Dalam kunjungan kerja Komisi X DPR RI ke Mahkamah Konstitusi tanggal 7 April 2010, Mahkamah Konstitusi menyampaikan rambu-rambu dalam pembuatan UU BHP yang baru ke depan antara lain sebagai berikut:
penyebutan frasa “badan hukum pendidikan” pada Padal 53 ayat (1) UU Sisdiknas harus dimaknai sebagai sebutan fungsi penyelenggara pendidikan, dan bukan sebagai bentuk badan hukum tertentu;
tidak boleh ada penyeragaman, dalam pengertian penyelenggaraan pendidikan tidak boleh ‘dipaksa’ untuk memilih suatu jenis badan hukum tertentu;
penyelenggara pendidikan boleh memilih status badan hukumnya, seperti yayasan, persekutuan, badan hukum milik negara (BHMN), bahkan berstatus badan layanan umum (BLU);
tidak boleh mengedepankan komersialisasi pendidikan.
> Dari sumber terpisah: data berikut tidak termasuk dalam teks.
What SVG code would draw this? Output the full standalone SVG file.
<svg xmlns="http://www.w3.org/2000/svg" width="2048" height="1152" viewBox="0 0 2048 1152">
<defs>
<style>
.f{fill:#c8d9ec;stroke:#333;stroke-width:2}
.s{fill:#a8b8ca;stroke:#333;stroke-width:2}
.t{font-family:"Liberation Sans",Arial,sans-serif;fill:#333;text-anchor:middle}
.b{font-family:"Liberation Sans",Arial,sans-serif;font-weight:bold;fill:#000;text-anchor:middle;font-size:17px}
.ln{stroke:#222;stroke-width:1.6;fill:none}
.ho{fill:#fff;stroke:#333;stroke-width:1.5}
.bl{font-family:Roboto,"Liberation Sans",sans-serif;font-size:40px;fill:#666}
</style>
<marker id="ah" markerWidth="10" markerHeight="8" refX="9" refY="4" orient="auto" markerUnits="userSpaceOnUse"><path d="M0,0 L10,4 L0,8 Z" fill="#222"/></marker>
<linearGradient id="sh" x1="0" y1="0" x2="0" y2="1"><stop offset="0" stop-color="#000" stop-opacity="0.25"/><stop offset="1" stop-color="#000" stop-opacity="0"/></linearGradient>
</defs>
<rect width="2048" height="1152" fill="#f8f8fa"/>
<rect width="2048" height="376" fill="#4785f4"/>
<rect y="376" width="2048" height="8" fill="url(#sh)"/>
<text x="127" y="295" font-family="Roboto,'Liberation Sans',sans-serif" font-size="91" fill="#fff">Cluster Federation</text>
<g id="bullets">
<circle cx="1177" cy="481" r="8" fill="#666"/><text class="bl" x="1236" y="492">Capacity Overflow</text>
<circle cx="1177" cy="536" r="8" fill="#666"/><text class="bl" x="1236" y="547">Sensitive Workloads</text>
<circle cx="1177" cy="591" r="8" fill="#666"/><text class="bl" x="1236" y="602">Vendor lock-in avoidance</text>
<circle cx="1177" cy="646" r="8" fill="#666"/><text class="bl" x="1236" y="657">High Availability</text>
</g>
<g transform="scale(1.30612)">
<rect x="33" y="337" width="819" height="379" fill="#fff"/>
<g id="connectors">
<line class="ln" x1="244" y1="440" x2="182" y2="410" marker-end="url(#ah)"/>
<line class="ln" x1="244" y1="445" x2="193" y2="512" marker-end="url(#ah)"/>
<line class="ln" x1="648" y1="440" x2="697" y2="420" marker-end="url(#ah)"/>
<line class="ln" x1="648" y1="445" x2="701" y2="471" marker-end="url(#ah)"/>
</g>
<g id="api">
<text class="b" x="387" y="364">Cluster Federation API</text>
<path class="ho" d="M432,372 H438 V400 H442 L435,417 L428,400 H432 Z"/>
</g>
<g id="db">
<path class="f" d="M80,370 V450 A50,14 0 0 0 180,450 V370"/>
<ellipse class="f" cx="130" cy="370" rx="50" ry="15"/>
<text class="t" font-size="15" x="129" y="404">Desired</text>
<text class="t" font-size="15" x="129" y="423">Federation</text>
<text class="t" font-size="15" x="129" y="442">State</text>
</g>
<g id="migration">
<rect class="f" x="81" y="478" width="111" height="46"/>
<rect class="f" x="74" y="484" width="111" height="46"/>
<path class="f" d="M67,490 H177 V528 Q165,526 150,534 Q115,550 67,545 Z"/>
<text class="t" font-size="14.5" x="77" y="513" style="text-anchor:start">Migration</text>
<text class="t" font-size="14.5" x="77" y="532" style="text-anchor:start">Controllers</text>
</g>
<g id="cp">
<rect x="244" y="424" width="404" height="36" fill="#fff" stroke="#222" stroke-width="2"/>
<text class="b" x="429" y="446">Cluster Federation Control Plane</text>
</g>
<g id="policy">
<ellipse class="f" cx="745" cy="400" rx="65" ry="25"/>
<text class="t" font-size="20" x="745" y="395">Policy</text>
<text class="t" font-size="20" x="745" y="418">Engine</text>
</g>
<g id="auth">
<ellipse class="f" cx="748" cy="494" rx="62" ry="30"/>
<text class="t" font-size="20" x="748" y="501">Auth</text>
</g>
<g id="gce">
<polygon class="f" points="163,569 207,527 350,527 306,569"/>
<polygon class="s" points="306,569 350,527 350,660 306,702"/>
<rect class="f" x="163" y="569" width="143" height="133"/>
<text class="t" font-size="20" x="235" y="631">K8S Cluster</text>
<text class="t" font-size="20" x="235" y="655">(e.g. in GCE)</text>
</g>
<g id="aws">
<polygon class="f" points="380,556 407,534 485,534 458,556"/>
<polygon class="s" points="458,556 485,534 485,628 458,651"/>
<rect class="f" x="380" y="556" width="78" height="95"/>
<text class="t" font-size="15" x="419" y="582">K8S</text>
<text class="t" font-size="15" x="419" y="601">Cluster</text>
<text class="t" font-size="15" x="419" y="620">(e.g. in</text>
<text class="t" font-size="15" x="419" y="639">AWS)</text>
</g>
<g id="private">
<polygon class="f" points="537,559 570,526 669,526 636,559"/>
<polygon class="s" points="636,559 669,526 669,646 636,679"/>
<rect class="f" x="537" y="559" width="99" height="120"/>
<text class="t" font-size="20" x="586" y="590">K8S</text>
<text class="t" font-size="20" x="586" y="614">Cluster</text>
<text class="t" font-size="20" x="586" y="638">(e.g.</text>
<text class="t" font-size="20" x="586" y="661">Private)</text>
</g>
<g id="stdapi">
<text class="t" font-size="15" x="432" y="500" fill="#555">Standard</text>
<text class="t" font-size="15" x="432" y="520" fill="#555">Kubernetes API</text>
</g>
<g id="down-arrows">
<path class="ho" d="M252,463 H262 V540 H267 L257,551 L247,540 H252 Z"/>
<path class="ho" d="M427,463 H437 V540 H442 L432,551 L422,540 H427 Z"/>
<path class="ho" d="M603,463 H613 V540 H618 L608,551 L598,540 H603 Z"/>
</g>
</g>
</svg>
penyeragaman lembaga penyelenggara pendidikan yang berarti sentralisasi tidak boleh disatukan dengan otonomi pendidikan, karena keduanya merupakan dua hal yang berbeda.
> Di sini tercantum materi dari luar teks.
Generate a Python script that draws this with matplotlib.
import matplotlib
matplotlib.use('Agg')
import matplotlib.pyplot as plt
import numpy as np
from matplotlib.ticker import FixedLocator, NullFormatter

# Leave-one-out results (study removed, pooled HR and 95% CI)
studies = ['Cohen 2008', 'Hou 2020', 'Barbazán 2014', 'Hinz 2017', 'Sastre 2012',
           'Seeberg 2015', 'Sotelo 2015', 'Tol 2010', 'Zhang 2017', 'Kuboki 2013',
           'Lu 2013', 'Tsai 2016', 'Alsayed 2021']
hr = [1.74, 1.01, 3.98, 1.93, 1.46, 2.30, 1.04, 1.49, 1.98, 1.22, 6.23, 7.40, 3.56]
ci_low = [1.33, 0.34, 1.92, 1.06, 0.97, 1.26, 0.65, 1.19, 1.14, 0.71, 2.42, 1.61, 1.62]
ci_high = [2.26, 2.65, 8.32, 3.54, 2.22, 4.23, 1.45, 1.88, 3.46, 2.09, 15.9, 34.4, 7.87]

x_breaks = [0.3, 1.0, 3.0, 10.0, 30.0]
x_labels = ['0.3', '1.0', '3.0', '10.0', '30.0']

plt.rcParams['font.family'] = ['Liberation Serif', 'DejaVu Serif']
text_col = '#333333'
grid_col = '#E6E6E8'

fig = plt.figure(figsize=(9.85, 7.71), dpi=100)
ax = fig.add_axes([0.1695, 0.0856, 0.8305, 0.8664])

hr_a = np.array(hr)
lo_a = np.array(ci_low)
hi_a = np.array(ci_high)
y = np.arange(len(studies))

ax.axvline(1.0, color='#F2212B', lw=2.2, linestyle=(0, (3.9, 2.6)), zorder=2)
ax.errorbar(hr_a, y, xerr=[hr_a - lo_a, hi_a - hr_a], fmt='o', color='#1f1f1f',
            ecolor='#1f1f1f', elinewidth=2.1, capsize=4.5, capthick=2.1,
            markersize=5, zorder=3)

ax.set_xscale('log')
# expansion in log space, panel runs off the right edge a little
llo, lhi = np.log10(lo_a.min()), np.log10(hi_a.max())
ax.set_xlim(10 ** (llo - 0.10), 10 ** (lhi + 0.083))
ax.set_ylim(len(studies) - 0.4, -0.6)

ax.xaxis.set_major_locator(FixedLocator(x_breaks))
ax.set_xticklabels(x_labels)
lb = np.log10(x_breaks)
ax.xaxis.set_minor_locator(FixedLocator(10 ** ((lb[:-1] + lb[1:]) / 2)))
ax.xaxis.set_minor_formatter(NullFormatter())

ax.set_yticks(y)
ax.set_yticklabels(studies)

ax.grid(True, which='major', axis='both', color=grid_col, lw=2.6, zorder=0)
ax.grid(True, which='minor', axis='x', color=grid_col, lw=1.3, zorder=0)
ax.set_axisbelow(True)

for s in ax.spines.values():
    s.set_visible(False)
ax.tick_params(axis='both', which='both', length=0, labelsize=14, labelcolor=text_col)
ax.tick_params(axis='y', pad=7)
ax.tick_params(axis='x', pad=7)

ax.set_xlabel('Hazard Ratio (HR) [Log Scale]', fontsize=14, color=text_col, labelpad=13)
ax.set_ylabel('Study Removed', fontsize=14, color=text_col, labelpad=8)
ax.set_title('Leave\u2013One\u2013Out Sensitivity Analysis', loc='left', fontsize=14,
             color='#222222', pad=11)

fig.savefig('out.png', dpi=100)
Untuk menyusun peraturan perundang-undangan pengganti UU BHP perlu dilakukan pengkajian terhadap putusan Mahkamah Konstitusi tersebut dengan melibatkan semua pemangku kepentingan (stakeholders) terkait dengan dibatalkannya UU BHP, sehingga ditemukan format baru yang segaris dengan UU Sisdiknas dan tidak melanggar rambu-rambu yang diberikan Mahkamah Konstitusi. Peraturan ini penting untuk segera diterbitkan sebagai payung hukum institusi pendidikan terutama pendidikan tinggi, termasuk perguruan tinggi yang berstatus Badan Hukum Milik Negara (BHMN), karena dengan dibatalkannya UU BHP timbul polemik mengenai pijakan hukum tata kelola perguruan tinggi.